Dec 19, 2018
How do you elevate an already iconic Canadian dish—butter tarts—and make it even more Canadian? Sweeten them with maple syrup, and add some bacon. The combination of sweet and savoury is brilliant here, with the salty smokiness of bacon offsetting the intensely sweet butter tart filling. If you’re looking for a next-level dessert to serve at home or bring to a party, maple bacon butter tarts will be more than memorable.

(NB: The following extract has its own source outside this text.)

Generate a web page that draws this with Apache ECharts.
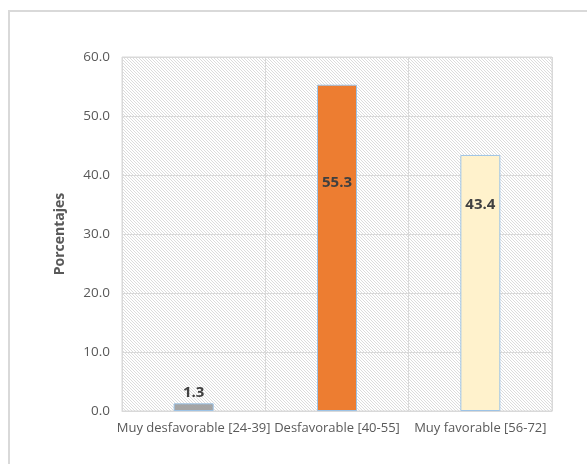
<!DOCTYPE html>
<html>
<head>
<meta charset="utf-8">
<script src="https://cdn.jsdelivr.net/npm/echarts@6/dist/echarts.min.js"></script>
<style>
  html, body { margin: 0; padding: 0; background: #ffffff; }
  #frame { position: absolute; left: 8px; top: 10px; width: 600px; height: 480px;
           border-left: 2px solid #d9d9d9; border-top: 2px solid #d9d9d9; box-sizing: border-box; }
  #chart { position: absolute; left: 0; top: 0; width: 587px; height: 464px; }
</style>
</head>
<body>
<div id="frame"></div>
<div id="chart"></div>
<script>
// Attitude levels and their share of respondents (%)
const categories = ['Muy desfavorable [24-39]', 'Desfavorable [40-55]', 'Muy favorable [56-72]'];
const percentages = [1.3, 55.3, 43.4];
const barColors = ['#a5a5a5', '#ed7d31', '#fff2cc'];
const yTicks = { min: 0, max: 60, interval: 10 };

// Fine diagonal hatch used as the plot-area fill
function hatchPattern() {
  const c = document.createElement('canvas');
  c.width = 3; c.height = 3;
  const g = c.getContext('2d');
  g.fillStyle = '#ffffff';
  g.fillRect(0, 0, 3, 3);
  g.fillStyle = '#dcdcdc';
  for (let i = 0; i < 3; i++) g.fillRect(i, i, 1, 1);
  return { image: c, repeat: 'repeat' };
}

const labelOffsets = [null, 98, 50];
const font = '"Open Sans", sans-serif';

const chart = echarts.init(document.getElementById('chart'), null, { renderer: 'canvas' });
chart.setOption({
  animation: false,
  grid: {
    left: 122, right: 35, top: 57, bottom: 53,
    show: true,
    backgroundColor: hatchPattern(),
    borderColor: '#d9d9d9', borderWidth: 1
  },
  xAxis: {
    type: 'category',
    data: categories,
    axisLine: { lineStyle: { color: '#d9d9d9' } },
    axisTick: { show: false },
    splitLine: { show: true, lineStyle: { color: '#d9d9d9' } },
    axisLabel: { color: '#595959', fontSize: 13, fontFamily: font, margin: 11, interval: 0 }
  },
  yAxis: {
    type: 'value',
    min: yTicks.min, max: yTicks.max, interval: yTicks.interval,
    name: 'Porcentajes',
    nameLocation: 'middle',
    nameGap: 55,
    nameTextStyle: { color: '#595959', fontSize: 14, fontWeight: 'bold', fontFamily: font },
    axisLine: { show: false },
    axisTick: { show: false },
    splitLine: { lineStyle: { color: '#d9d9d9' } },
    axisLabel: { color: '#595959', fontSize: 13.5, fontFamily: font, margin: 12,
                 formatter: v => v.toFixed(1) }
  },
  series: [{
    type: 'bar',
    barWidth: 40,
    data: percentages.map((v, i) => ({
      value: v,
      itemStyle: { color: barColors[i], borderColor: '#9dc3e6', borderWidth: 1 },
      label: labelOffsets[i] === null
        ? { position: 'top', distance: 3 }
        : { position: ['50%', labelOffsets[i]], align: 'center', verticalAlign: 'middle' }
    })),
    label: {
      show: true,
      color: '#404040',
      fontSize: 15,
      fontWeight: 'bold',
      fontFamily: font,
      formatter: p => p.value.toFixed(1)
    }
  }]
});
</script>
</body>
</html>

Of course you could omit the bacon and add chopped pecans, raisins or currants, which are traditional in butter tarts. And if you want to boost the bacon, replace some of the fat in the pastry with chilled bacon drippings, or drizzle some drippings into the filling in place of some of the melted butter. And if you want to get a head start on your holiday baking, the pastry and filling can be made ahead and frozen, then thawed, assembled and baked when you’re ready for them.
Maple Bacon Butter Tarts
Pastry for a double crust pie
2 large eggs
1 cup brown sugar
1/2 cup maple or Roger's Golden syrup
1/3 cup butter, melted
1 Tbsp lemon juice or cider vinegar
1/4 tsp salt
4 slices bacon, cooked and chopped
On a lightly floured surface, roll the dough out about 1/8-inch thin; cut into 3-inch rounds with a cutter or glass rim and fit into muffin cups. Re-roll the scraps only once to get as many as possible. Preheat the oven to 375˚F.
In a medium bowl, whisk together the eggs, brown sugar, syrup, butter, lemon juice and salt. Sprinkle some bacon into the bottom of each pastry cup and fill with the filling mixture, filling almost full. Bake for 20-25 minutes, or until golden. Remove from the pan while the tarts are still warm. Makes 2 dozen tarts.